1. Data Loading & Processing

  • Load JSON files as raw text strings (showcasing unstructured data handling)
  • Parse metadata using JSON operations and type casting
  • Extract word-level and segment-level data from transcript

2. Speaker Identification

  • Filter out noise speakers (ads, intro music) using duration thresholds
  • Map anonymous speaker IDs to actual participant names
  • Create speaker statistics and validation

3. Multi-Level Summarization

Full Transcript Summary

  • Chunked recursive summarization for long-form content
  • Uses fc.text.recursive_word_chunk() for optimal processing
  • Combines chunk summaries into cohesive final summary

Host-Specific Analysis (Lex Fridman)

  • Focuses on thought-provoking questions and insights
  • Captures interviewing technique and philosophical depth
  • Ignores basic facilitation to highlight intellectual contributions

Individual Guest Summaries

  • Technical expertise and product insights
  • Unique contributions to Cursor development
  • Personal experiences and innovation perspectives

Key Fenic Features Demonstrated

Unstructured Data Processing

# JSON type casting and extraction
fc.col("content").cast(fc.JsonType)
fc.json.jq(fc.col("json_data"), '.speaker').get_item(0).cast(fc.StringType)
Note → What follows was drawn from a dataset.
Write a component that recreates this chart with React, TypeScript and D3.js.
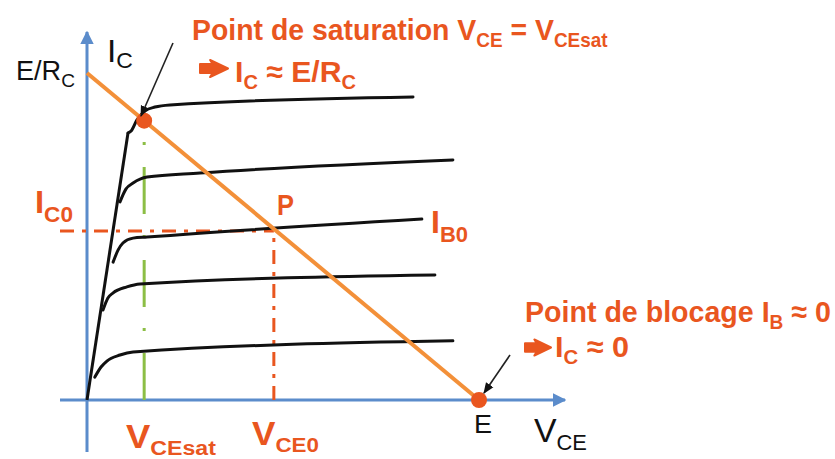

Text Processing & Aggregation

# Proper aggregation with array operations
fc.collect_list("segment_text").alias("speech_segments")
fc.text.array_join(fc.col("speech_segments"), " ")

Semantic Operations

# Semantic mapping with placeholders
fc.semantic.map(
    "Analyze this guest's contributions... Guest: {guest_name}. Speech: {full_speech}"
)

Advanced Filtering & Mapping

# Complex conditional mapping
fc.when(fc.col("speaker") == "SPEAKER_05", fc.lit("Lex Fridman"))
.when(fc.col("speaker") == "SPEAKER_02", fc.lit("Michael Truell"))
.otherwise(fc.lit("Unknown"))

Technical Highlights

  • Chunked Processing: Handles 2.5+ hour transcript efficiently
  • Speaker Filtering: Removes noise using time-based thresholds
  • JSON Extraction: Processes complex nested transcript data
  • Role-Aware Prompting: Different analysis for host vs guests
  • Type Safety: Proper casting for JSON-extracted fields

Usage

# Ensure you have OpenAI API key configured
export OPENAI_API_KEY="your-api-key"

# Run the summarization pipeline
python podcast_summarization.py

Output

The pipeline generates:

  1. Full Episode Summary: Comprehensive overview of key themes and insights
  2. Host Analysis: Lex Fridman's interviewing mastery and intellectual contributions
  3. Guest Summaries: Individual analyses for each Cursor team member
  4. Speaker Statistics: Speaking time, segment counts, and participation metrics

Learning Outcomes

This example teaches:

  • Working with real-world unstructured data (JSON transcripts)
  • Combining multiple summarization approaches
  • Handling long-form content with chunking strategies
  • Creating role-specific semantic operations
  • Building robust data pipelines with filtering and validation

Perfect for understanding how Fenic handles complex text processing workflows in production scenarios.